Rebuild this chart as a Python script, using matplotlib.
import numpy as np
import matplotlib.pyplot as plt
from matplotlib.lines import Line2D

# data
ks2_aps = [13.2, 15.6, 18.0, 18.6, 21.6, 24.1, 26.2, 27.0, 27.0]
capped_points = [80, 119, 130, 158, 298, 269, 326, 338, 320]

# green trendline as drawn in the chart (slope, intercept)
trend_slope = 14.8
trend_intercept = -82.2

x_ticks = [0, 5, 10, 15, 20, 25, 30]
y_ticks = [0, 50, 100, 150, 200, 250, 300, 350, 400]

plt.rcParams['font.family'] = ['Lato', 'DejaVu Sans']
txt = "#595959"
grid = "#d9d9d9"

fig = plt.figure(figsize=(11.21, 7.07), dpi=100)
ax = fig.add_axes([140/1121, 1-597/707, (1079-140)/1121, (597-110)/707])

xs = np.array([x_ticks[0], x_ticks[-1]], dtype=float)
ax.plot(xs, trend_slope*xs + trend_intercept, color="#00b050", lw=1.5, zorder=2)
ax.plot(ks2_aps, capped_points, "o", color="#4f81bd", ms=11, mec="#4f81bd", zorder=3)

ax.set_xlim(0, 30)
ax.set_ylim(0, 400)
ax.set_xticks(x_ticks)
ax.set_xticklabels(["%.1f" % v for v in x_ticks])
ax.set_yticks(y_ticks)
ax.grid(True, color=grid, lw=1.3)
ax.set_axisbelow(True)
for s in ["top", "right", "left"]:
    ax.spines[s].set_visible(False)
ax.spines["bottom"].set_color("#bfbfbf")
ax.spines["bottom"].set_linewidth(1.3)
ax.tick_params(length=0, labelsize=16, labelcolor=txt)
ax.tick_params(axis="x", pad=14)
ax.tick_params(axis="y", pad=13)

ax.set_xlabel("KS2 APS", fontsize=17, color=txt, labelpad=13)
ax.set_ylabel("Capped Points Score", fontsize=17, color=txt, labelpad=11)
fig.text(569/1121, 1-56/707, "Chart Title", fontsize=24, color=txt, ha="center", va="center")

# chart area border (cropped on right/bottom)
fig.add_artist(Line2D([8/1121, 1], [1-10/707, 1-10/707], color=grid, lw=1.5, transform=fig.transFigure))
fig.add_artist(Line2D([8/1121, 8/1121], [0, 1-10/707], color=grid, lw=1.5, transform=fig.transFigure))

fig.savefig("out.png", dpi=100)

• Exercise task:
Retype the whole listing above exactly.

• Result of this exercise:
Rebuild this chart as a Python script, using matplotlib.
import numpy as np
import matplotlib.pyplot as plt
from matplotlib.lines import Line2D

# data
ks2_aps = [13.2, 15.6, 18.0, 18.6, 21.6, 24.1, 26.2, 27.0, 27.0]
capped_points = [80, 119, 130, 158, 298, 269, 326, 338, 320]

# green trendline as drawn in the chart (slope, intercept)
trend_slope = 14.8
trend_intercept = -82.2

x_ticks = [0, 5, 10, 15, 20, 25, 30]
y_ticks = [0, 50, 100, 150, 200, 250, 300, 350, 400]

plt.rcParams['font.family'] = ['Lato', 'DejaVu Sans']
txt = "#595959"
grid = "#d9d9d9"

fig = plt.figure(figsize=(11.21, 7.07), dpi=100)
ax = fig.add_axes([140/1121, 1-597/707, (1079-140)/1121, (597-110)/707])

xs = np.array([x_ticks[0], x_ticks[-1]], dtype=float)
ax.plot(xs, trend_slope*xs + trend_intercept, color="#00b050", lw=1.5, zorder=2)
ax.plot(ks2_aps, capped_points, "o", color="#4f81bd", ms=11, mec="#4f81bd", zorder=3)

ax.set_xlim(0, 30)
ax.set_ylim(0, 400)
ax.set_xticks(x_ticks)
ax.set_xticklabels(["%.1f" % v for v in x_ticks])
ax.set_yticks(y_ticks)
ax.grid(True, color=grid, lw=1.3)
ax.set_axisbelow(True)
for s in ["top", "right", "left"]:
    ax.spines[s].set_visible(False)
ax.spines["bottom"].set_color("#bfbfbf")
ax.spines["bottom"].set_linewidth(1.3)
ax.tick_params(length=0, labelsize=16, labelcolor=txt)
ax.tick_params(axis="x", pad=14)
ax.tick_params(axis="y", pad=13)

ax.set_xlabel("KS2 APS", fontsize=17, color=txt, labelpad=13)
ax.set_ylabel("Capped Points Score", fontsize=17, color=txt, labelpad=11)
fig.text(569/1121, 1-56/707, "Chart Title", fontsize=24, color=txt, ha="center", va="center")

# chart area border (cropped on right/bottom)
fig.add_artist(Line2D([8/1121, 1], [1-10/707, 1-10/707], color=grid, lw=1.5, transform=fig.transFigure))
fig.add_artist(Line2D([8/1121, 8/1121], [0, 1-10/707], color=grid, lw=1.5, transform=fig.transFigure))

fig.savefig("out.png", dpi=100)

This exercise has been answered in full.